▶ **EXERCISE PROMPT**: Hand back each line, unchanged, from the top down to the line where "from matplotlib.patches import PathPatch" sits.

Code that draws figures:
______________________________
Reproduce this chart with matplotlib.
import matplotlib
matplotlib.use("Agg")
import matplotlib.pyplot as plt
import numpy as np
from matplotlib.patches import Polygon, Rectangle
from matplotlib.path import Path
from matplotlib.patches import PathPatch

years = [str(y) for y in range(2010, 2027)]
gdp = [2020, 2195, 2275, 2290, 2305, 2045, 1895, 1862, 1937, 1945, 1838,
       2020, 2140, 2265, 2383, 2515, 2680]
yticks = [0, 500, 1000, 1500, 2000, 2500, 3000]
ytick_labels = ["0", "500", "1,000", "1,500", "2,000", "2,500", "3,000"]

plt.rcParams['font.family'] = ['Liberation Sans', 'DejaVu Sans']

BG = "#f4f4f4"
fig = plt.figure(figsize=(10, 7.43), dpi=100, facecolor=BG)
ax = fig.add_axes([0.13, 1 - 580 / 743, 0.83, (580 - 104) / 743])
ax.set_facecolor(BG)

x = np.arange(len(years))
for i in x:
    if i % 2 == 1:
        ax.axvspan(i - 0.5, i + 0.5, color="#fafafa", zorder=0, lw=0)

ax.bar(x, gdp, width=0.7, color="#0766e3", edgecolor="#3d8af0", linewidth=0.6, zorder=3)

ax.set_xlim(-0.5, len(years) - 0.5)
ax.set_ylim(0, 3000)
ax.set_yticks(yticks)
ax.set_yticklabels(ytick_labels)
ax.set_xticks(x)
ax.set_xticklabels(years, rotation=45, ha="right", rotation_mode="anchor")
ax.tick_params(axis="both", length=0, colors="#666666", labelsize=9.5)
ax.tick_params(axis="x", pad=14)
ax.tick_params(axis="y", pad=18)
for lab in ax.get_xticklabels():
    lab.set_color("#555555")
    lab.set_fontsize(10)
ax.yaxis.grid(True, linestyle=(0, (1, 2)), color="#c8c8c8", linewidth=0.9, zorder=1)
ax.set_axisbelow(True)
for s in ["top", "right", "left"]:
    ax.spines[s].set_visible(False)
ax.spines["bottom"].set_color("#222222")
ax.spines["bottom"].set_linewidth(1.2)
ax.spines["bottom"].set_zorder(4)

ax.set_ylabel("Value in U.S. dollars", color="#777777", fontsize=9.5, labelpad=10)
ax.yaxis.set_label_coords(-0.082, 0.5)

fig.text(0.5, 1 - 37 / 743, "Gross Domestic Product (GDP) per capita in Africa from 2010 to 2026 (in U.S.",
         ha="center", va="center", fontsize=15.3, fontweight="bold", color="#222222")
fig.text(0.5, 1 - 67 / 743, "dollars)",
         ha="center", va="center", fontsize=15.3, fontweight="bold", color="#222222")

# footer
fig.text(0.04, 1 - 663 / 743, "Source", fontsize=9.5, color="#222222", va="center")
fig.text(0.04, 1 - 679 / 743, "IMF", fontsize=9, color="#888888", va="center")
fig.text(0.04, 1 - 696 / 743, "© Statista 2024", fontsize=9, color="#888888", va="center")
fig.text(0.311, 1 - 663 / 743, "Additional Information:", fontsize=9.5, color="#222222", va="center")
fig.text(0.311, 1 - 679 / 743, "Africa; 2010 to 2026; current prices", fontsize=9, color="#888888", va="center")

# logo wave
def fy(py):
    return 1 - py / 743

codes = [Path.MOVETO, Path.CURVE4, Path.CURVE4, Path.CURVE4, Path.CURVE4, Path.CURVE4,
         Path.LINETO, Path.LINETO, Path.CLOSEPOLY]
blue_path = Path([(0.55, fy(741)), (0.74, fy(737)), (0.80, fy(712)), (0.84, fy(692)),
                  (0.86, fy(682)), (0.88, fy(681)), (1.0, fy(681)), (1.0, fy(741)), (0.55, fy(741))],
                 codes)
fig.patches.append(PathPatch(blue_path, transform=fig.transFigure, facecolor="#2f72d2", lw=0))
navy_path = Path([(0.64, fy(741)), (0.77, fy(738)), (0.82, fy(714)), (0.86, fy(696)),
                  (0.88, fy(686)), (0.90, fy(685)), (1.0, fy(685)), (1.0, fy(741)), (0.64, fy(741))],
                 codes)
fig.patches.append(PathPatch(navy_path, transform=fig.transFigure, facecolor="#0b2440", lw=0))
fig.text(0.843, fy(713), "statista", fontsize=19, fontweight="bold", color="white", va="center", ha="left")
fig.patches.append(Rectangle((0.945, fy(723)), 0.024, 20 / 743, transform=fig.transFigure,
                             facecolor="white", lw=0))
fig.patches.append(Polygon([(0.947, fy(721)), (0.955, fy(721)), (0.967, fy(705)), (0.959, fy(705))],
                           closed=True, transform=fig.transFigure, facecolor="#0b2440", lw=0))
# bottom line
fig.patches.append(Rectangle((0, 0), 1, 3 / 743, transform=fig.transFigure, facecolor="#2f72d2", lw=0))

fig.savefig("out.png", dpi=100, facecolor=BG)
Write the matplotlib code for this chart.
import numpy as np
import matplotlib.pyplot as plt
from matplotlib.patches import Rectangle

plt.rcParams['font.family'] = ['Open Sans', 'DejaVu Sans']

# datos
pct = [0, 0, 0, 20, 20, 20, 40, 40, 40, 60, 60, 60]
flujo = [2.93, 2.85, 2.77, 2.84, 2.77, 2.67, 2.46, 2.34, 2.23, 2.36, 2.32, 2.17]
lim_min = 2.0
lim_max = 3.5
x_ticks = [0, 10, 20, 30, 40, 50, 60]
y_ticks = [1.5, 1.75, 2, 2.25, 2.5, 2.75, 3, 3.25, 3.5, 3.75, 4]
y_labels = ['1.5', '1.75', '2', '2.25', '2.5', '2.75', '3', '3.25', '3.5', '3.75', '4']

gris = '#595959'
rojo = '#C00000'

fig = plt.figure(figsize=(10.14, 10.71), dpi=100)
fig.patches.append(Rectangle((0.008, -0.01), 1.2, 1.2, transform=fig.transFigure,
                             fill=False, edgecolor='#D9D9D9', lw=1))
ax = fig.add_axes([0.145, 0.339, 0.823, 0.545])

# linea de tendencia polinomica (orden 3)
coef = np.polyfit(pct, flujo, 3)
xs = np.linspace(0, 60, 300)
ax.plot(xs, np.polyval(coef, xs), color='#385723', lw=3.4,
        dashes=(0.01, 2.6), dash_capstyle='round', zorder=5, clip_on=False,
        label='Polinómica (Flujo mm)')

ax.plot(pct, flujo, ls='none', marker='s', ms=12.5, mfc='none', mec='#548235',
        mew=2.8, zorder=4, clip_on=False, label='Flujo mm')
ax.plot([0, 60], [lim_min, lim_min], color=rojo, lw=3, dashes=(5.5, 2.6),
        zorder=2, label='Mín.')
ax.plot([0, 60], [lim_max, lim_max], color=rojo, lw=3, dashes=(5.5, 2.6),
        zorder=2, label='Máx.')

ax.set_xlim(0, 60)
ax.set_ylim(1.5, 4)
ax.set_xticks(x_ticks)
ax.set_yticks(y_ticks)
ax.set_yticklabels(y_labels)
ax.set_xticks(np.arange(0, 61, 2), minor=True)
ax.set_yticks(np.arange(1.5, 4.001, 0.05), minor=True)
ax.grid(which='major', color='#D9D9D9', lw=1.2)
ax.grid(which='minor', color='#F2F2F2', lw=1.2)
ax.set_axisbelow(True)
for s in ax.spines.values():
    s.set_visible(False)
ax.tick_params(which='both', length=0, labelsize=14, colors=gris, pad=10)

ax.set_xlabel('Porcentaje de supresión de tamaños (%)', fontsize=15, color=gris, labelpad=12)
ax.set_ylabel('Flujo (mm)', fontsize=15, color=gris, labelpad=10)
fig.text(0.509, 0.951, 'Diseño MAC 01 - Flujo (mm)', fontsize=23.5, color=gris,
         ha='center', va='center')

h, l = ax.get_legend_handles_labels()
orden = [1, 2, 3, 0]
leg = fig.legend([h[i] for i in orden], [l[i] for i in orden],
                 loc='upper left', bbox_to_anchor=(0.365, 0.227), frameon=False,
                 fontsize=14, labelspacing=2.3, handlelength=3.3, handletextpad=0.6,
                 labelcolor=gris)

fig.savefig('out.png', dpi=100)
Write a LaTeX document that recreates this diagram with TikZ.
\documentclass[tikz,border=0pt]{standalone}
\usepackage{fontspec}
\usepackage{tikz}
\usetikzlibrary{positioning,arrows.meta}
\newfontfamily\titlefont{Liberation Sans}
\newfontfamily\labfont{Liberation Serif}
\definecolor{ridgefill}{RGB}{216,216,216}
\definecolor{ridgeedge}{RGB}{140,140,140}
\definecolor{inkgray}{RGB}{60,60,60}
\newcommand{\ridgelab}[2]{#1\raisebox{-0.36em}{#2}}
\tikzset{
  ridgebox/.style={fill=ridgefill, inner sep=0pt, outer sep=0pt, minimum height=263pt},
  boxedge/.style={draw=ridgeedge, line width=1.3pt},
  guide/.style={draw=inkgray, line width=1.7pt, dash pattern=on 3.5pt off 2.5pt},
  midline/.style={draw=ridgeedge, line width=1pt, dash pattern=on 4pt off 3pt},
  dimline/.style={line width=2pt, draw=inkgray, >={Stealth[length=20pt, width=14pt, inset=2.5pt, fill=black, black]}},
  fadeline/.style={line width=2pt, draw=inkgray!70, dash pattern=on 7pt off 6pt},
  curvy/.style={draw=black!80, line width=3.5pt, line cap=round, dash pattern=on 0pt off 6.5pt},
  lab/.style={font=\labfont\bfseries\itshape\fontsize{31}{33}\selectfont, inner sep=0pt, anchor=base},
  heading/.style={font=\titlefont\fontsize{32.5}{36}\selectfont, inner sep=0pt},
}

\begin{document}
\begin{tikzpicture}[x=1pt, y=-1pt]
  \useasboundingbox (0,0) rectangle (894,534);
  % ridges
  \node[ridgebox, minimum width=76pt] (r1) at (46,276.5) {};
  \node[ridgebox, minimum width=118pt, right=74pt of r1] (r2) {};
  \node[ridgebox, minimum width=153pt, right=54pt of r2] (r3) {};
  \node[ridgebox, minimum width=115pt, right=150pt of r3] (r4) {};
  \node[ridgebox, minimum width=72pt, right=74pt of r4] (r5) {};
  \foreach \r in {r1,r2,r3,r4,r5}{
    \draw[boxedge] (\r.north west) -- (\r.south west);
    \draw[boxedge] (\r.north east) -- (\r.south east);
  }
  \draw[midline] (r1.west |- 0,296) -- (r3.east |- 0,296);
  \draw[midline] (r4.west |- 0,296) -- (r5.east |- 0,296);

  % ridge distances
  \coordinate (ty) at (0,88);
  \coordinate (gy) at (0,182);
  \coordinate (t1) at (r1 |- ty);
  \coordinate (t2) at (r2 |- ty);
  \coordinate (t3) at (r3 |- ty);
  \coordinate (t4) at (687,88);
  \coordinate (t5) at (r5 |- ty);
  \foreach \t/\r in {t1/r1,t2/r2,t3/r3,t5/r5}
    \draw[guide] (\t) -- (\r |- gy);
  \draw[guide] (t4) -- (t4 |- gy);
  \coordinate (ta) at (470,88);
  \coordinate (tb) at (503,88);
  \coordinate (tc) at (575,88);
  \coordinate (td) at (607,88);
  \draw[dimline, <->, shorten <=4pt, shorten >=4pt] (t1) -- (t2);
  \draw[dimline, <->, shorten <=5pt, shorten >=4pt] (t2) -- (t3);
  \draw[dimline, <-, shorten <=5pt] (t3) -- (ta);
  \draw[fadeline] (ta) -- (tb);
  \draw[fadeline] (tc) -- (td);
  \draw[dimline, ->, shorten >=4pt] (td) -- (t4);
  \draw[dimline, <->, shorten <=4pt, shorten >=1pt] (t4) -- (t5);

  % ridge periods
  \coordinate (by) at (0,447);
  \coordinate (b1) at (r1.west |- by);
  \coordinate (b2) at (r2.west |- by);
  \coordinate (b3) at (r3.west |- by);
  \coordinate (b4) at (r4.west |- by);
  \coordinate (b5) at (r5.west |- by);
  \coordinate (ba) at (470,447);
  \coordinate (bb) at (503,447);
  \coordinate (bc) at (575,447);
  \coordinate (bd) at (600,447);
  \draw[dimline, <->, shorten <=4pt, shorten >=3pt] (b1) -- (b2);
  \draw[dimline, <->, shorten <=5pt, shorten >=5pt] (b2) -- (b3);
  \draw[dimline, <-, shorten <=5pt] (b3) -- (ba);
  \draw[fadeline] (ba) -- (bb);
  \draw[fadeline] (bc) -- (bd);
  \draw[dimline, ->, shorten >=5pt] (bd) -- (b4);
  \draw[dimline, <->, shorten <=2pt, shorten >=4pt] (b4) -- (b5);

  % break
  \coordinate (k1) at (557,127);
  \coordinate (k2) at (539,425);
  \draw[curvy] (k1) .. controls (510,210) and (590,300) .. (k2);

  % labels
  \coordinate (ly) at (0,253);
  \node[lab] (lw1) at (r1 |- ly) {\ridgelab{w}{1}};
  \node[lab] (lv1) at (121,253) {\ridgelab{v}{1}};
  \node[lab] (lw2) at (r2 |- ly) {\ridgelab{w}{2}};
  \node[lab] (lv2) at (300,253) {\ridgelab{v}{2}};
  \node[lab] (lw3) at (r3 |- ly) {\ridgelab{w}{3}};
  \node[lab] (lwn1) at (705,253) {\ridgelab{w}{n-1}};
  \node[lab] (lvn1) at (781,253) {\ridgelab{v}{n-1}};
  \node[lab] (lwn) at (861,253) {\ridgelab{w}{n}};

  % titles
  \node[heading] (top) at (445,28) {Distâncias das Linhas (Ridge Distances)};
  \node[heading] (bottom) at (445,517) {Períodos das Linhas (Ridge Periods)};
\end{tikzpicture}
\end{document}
______________________________
▶ **SOLUTION FOR THIS PROBLEM**:
Reproduce this chart with matplotlib.
import matplotlib
matplotlib.use("Agg")
import matplotlib.pyplot as plt
import numpy as np
from matplotlib.patches import Polygon, Rectangle
from matplotlib.path import Path
from matplotlib.patches import PathPatch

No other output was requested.